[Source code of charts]
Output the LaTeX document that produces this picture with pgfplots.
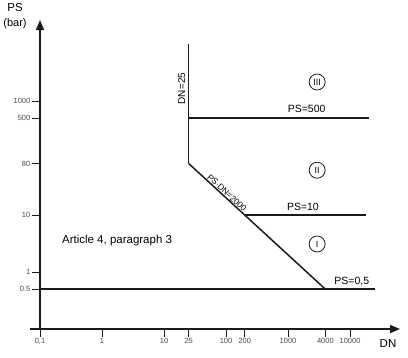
\documentclass[border=0pt]{standalone}
\usepackage{pgfplots}
\pgfplotsset{compat=1.18}
\usepackage{fontspec}
\setmainfont{Liberation Sans}
\usetikzlibrary{arrows.meta}
\definecolor{ink}{HTML}{1A1A1A}
\definecolor{tickgray}{HTML}{4A4A4A}
\begin{document}
\begin{tikzpicture}
\begin{axis}[
  scale only axis,
  width=360pt, height=309pt,
  xmode=log, ymode=log,
  xmin=0.1, xmax=64000,
  ymin=0.1, ymax=26300,
  axis lines=left,
  axis line style={line width=1.5pt, ink, -{Triangle[length=10pt,width=8pt]}},
  x axis line style={shorten <=-10pt},
  xtick={0.1,1,10,25,100,200,1000,4000,10000},
  xticklabels={0{,}1,1,10,25,100,200,1000,4000,10000},
  ytick={0.5,1,10,80,500,1000},
  yticklabels={0.5,1,10,80,500,1000},
  minor tick num=0,
  tick align=outside,
  major tick length=8pt,
  tick style={line width=0.9pt, ink},
  minor tick style={draw=none},
  xticklabel style={font=\fontsize{7.5}{8}\selectfont, text=tickgray, inner sep=1.5pt},
  yticklabel style={font=\fontsize{7.5}{8}\selectfont, text=tickgray, inner sep=1.5pt},
  /pgf/number format/assume math mode=true,
  clip=false,
]
\coordinate (sw) at (rel axis cs:0,0);
\coordinate (ne) at (rel axis cs:1,1);
% PS = 0.5
\addplot[ink, line width=1.5pt] coordinates {(0.1,0.5) (25000,0.5)};
% PS*DN = 2000
\addplot[ink, line width=1.5pt] coordinates {(4000,0.5) (25,80)};
% DN = 25
\addplot[ink, line width=1.5pt] coordinates {(25,80) (25,10000)};
% PS = 500
\addplot[ink, line width=1.5pt] coordinates {(25,500) (20000,500)};
% PS = 10
\addplot[ink, line width=1.5pt] coordinates {(200,10) (18000,10)};

\node[font=\fontsize{10.5}{11}\selectfont] at (axis cs:2000,720) {PS=500};
\node[font=\fontsize{10.5}{11}\selectfont] at (axis cs:1740,13.8) {PS=10};
\node[font=\fontsize{10.5}{11}\selectfont] at (axis cs:10700,0.67) {PS=0,5};
\node[font=\fontsize{10}{11}\selectfont, rotate=90, anchor=south] at (axis cs:25,1650) {DN=25};
\node[font=\fontsize{8.5}{9}\selectfont, rotate=-42.6, anchor=south, inner sep=1.2pt] at (axis cs:93,21.5) {PS$\cdot$DN=2000};
\node[font=\fontsize{11.5}{12}\selectfont] at (axis cs:1.75,3.5) {Article 4, paragraph 3};
\node[draw=ink, circle, line width=0.8pt, inner sep=0.5pt, minimum size=16pt, font=\fontsize{9}{10}\selectfont] at (axis cs:2950,2150) {III};
\node[draw=ink, circle, line width=0.8pt, inner sep=0.5pt, minimum size=16pt, font=\fontsize{9}{10}\selectfont] at (axis cs:2950,61) {II};
\node[draw=ink, circle, line width=0.8pt, inner sep=0.5pt, minimum size=16pt, font=\fontsize{9}{10}\selectfont] at (axis cs:2950,3.1) {I};
\end{axis}
\node[font=\fontsize{11.5}{12}\selectfont] at ([shift={(-25pt,321pt)}]sw) {PS};
\node[font=\fontsize{11}{12}\selectfont] at ([shift={(-25pt,305pt)}]sw) {(bar)};
\node[font=\fontsize{11.5}{12}\selectfont] at ([shift={(348pt,-15pt)}]sw) {DN};
\path[use as bounding box] ([shift={(-40pt,-28pt)}]sw) rectangle ([shift={(8pt,20pt)}]ne);
\end{tikzpicture}
\end{document}
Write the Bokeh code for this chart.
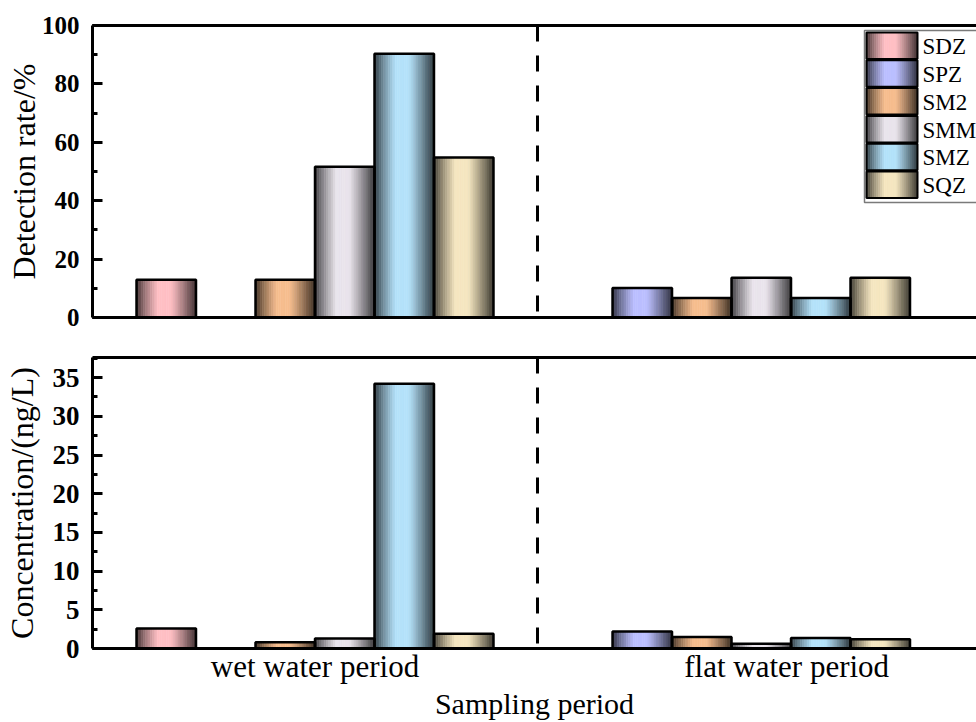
import numpy as np
from bokeh.plotting import figure
from bokeh.models import (Range1d, LinearAxis, FixedTicker, SingleIntervalTicker,
                          Span, ColumnDataSource)
from bokeh.layouts import column
from bokeh.embed import file_html
from bokeh.resources import INLINE
from bokeh.core.properties import value

# ---------------- data ----------------
periods = ["wet water period", "flat water period"]
series = ["SDZ", "SPZ", "SM2", "SMM", "SMZ", "SQZ"]
detection_wet = [12.9, 0, 12.9, 51.6, 90.3, 54.8]
detection_flat = [0, 10.1, 6.7, 13.6, 6.7, 13.6]
conc_wet = [2.6, 0, 0.8, 1.3, 34.2, 1.9]
conc_flat = [0, 2.2, 1.5, 0.6, 1.35, 1.2]
colors = ["#FFBFC4", "#BBBFFF", "#F6BD8E", "#E9E4EC", "#B4E2FA", "#F5E6C0"]
y1_ticks_interval = 20
y2_ticks_interval = 5

# ---------------- layout constants ----------------
FONT = "Liberation Serif"
FRAME_L, FRAME_R = 92, 976
PX_PER_X = 445.0
X_START = 0.5
X_END = X_START + (FRAME_R - FRAME_L) / PX_PER_X
group_centers = [1.0, 1.936]
label_positions = [1.0, 2.06]
bar_w = 0.1337
divider = 1.5
N_STRIPS = 26


def shade(t):
    if t < 0.36:
        return 0.2 + 0.8 * (t / 0.36) ** 0.75
    if t < 0.58:
        return 1.0
    return 1.0 - 0.75 * ((t - 0.58) / 0.42) ** 1.1


def mix(hexc, f):
    r, g, b = int(hexc[1:3], 16), int(hexc[3:5], 16), int(hexc[5:7], 16)
    return "#%02x%02x%02x" % (int(r * f), int(g * f), int(b * f))


def strips(x0, x1, y0, y1, col, src):
    w = (x1 - x0) / N_STRIPS
    for k in range(N_STRIPS):
        t = (k + 0.5) / N_STRIPS
        src["left"].append(x0 + k * w)
        src["right"].append(x0 + (k + 1) * w)
        src["bottom"].append(y0)
        src["top"].append(y1)
        src["color"].append(mix(col, shade(t)))


def draw_bars(p, groups):
    s = dict(left=[], right=[], bottom=[], top=[], color=[])
    o = dict(left=[], right=[], bottom=[], top=[])
    for center, vals in zip(group_centers, groups):
        for i, v in enumerate(vals):
            if v <= 0:
                continue
            x0 = center + (i - len(series) / 2) * bar_w
            x1 = x0 + bar_w
            strips(x0, x1, 0, v, colors[i], s)
            o["left"].append(x0); o["right"].append(x1)
            o["bottom"].append(0); o["top"].append(v)
    p.quad(left="left", right="right", bottom="bottom", top="top",
           fill_color="color", line_color="color", line_width=0.6,
           source=ColumnDataSource(s))
    p.quad(left="left", right="right", bottom="bottom", top="top",
           fill_color=None, line_color="black", line_width=2.5,
           source=ColumnDataSource(o))


def line_axis(p, loc):
    ax = LinearAxis(ticker=FixedTicker(ticks=[]), axis_line_width=3,
                    axis_line_color="black", major_tick_line_color=None,
                    minor_tick_line_color=None)
    p.add_layout(ax, loc)
    return ax


def y_axis(p, interval, label, label_standoff, tick_size):
    ax = LinearAxis(ticker=SingleIntervalTicker(interval=interval, num_minor_ticks=2),
                    axis_label=label)
    ax.axis_line_width = 3
    ax.major_tick_line_width = 3
    ax.minor_tick_line_width = 3
    ax.major_tick_in = 10
    ax.major_tick_out = 0
    ax.minor_tick_in = 5
    ax.minor_tick_out = 0
    ax.major_label_text_font = FONT
    ax.major_label_text_font_style = "bold"
    ax.major_label_text_font_size = tick_size
    ax.major_label_text_color = "black"
    ax.major_label_standoff = 13
    ax.axis_label_text_font = FONT
    ax.axis_label_text_font_style = "normal"
    ax.axis_label_text_font_size = "32px"
    ax.axis_label_text_color = "black"
    ax.axis_label_standoff = label_standoff
    p.add_layout(ax, "left")
    return ax


def base_fig(height, y_end, top, bottom):
    p = figure(width=976, height=height, x_range=Range1d(X_START, X_END),
               y_range=Range1d(0, y_end), output_backend="svg",
               toolbar_location=None, x_axis_location=None, y_axis_location=None,
               min_border_left=FRAME_L, min_border_right=0,
               min_border_top=top, min_border_bottom=bottom)
    p.outline_line_color = None
    p.grid.visible = False
    p.background_fill_color = "white"
    p.border_fill_color = "white"
    p.add_layout(Span(location=divider, dimension="height", line_color="black",
                      line_width=3, line_dash="16 14"))
    return p


# ---------------- top panel ----------------
p1 = base_fig(337, 100, 25, 20)
y_axis(p1, y1_ticks_interval, "Detection rate/%", -3, "25px")
line_axis(p1, "above")
line_axis(p1, "below")
draw_bars(p1, [detection_wet, detection_flat])

# manual legend (gradient swatches) in top-panel pixel geometry
TOP_FRAME_T, TOP_FRAME_B = 25, 317


def px_x(px):
    return X_START + (px - FRAME_L) / PX_PER_X


def px_y(py):
    return (TOP_FRAME_B - py) / (TOP_FRAME_B - TOP_FRAME_T) * 100


p1.quad(left=[px_x(864)], right=[px_x(1000)], top=[px_y(30)], bottom=[px_y(202)],
        fill_color="white", line_color="#7a7a7a", line_width=1.5)
ls = dict(left=[], right=[], bottom=[], top=[], color=[])
lo = dict(left=[], right=[], bottom=[], top=[])
lt = dict(x=[], y=[], text=[])
for i, name in enumerate(series):
    top_px = 32 + i * 27.8
    bot_px = top_px + 26.5
    strips(px_x(866), px_x(917), px_y(bot_px), px_y(top_px), colors[i], ls)
    lo["left"].append(px_x(866)); lo["right"].append(px_x(917))
    lo["bottom"].append(px_y(bot_px)); lo["top"].append(px_y(top_px))
    lt["x"].append(px_x(922)); lt["y"].append(px_y((top_px + bot_px) / 2 + 1))
    lt["text"].append(name)
p1.quad(left="left", right="right", bottom="bottom", top="top",
        fill_color="color", line_color="color", line_width=0.6,
        source=ColumnDataSource(ls))
p1.quad(left="left", right="right", bottom="bottom", top="top",
        fill_color=None, line_color="black", line_width=2,
        source=ColumnDataSource(lo))
p1.text(x="x", y="y", text="text", text_font=value(FONT), text_font_size="23px",
        text_baseline="middle", text_align="left", text_color="black",
        source=ColumnDataSource(lt))

# ---------------- bottom panel ----------------
p2 = base_fig(385, 37.6, 20, 73)
y_axis(p2, y2_ticks_interval, "Concentration/(ng/L)", 10, "27px")
line_axis(p2, "above")
xb = LinearAxis(ticker=FixedTicker(ticks=label_positions),
                axis_label="Sampling period")
xb.major_label_overrides = {label_positions[0]: periods[0], label_positions[1]: periods[1]}
xb.axis_line_width = 3
xb.major_tick_in = 0
xb.major_tick_out = 0
xb.minor_tick_line_color = None
xb.major_tick_line_color = None
xb.major_label_text_font = FONT
xb.major_label_text_font_size = "31px"
xb.major_label_text_color = "black"
xb.major_label_standoff = 0
xb.axis_label_text_font = FONT
xb.axis_label_text_font_style = "normal"
xb.axis_label_text_font_size = "30px"
xb.axis_label_text_color = "black"
xb.axis_label_standoff = 0
p2.add_layout(xb, "below")
draw_bars(p2, [conc_wet, conc_flat])

layout = column(p1, p2, spacing=0)
open("out.html", "w").write(file_html(layout, INLINE))
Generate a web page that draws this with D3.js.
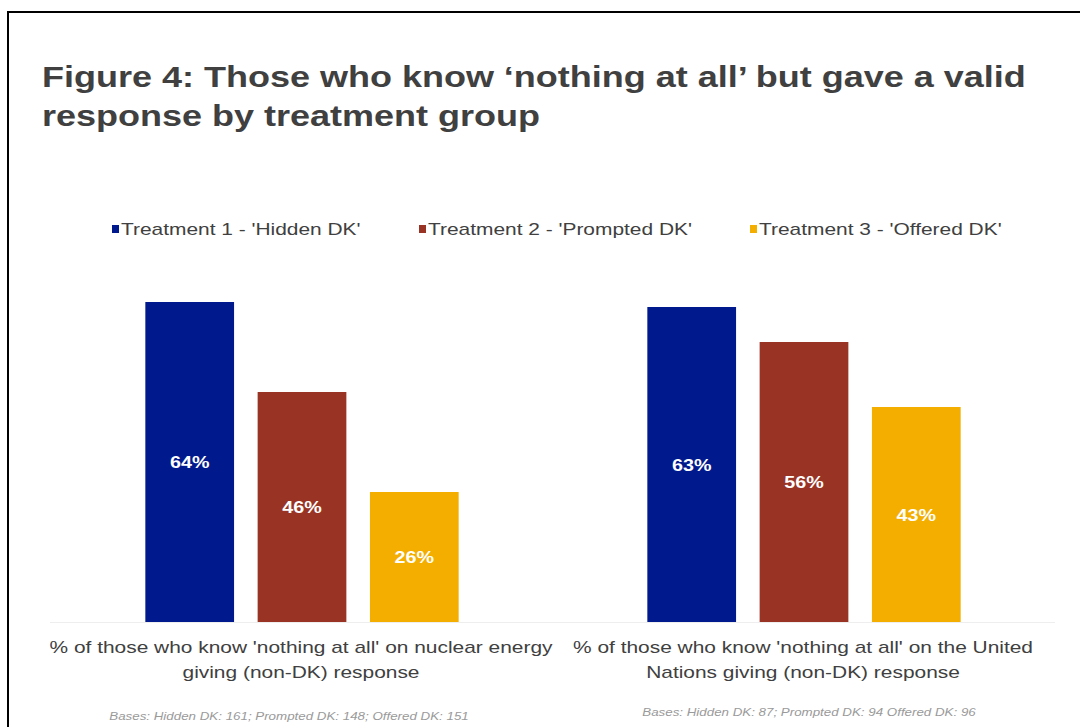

THE EXERCISE – Look above for the line with "Write the Bokeh code for this chart." and the line with "y2_ticks_interval = 5"; set down those two lines and all lines between them exactly, without pictures and without anything else.

EXERCISE ANSWER –
Write the Bokeh code for this chart.
import numpy as np
from bokeh.plotting import figure
from bokeh.models import (Range1d, LinearAxis, FixedTicker, SingleIntervalTicker,
                          Span, ColumnDataSource)
from bokeh.layouts import column
from bokeh.embed import file_html
from bokeh.resources import INLINE
from bokeh.core.properties import value

# ---------------- data ----------------
periods = ["wet water period", "flat water period"]
series = ["SDZ", "SPZ", "SM2", "SMM", "SMZ", "SQZ"]
detection_wet = [12.9, 0, 12.9, 51.6, 90.3, 54.8]
detection_flat = [0, 10.1, 6.7, 13.6, 6.7, 13.6]
conc_wet = [2.6, 0, 0.8, 1.3, 34.2, 1.9]
conc_flat = [0, 2.2, 1.5, 0.6, 1.35, 1.2]
colors = ["#FFBFC4", "#BBBFFF", "#F6BD8E", "#E9E4EC", "#B4E2FA", "#F5E6C0"]
y1_ticks_interval = 20
y2_ticks_interval = 5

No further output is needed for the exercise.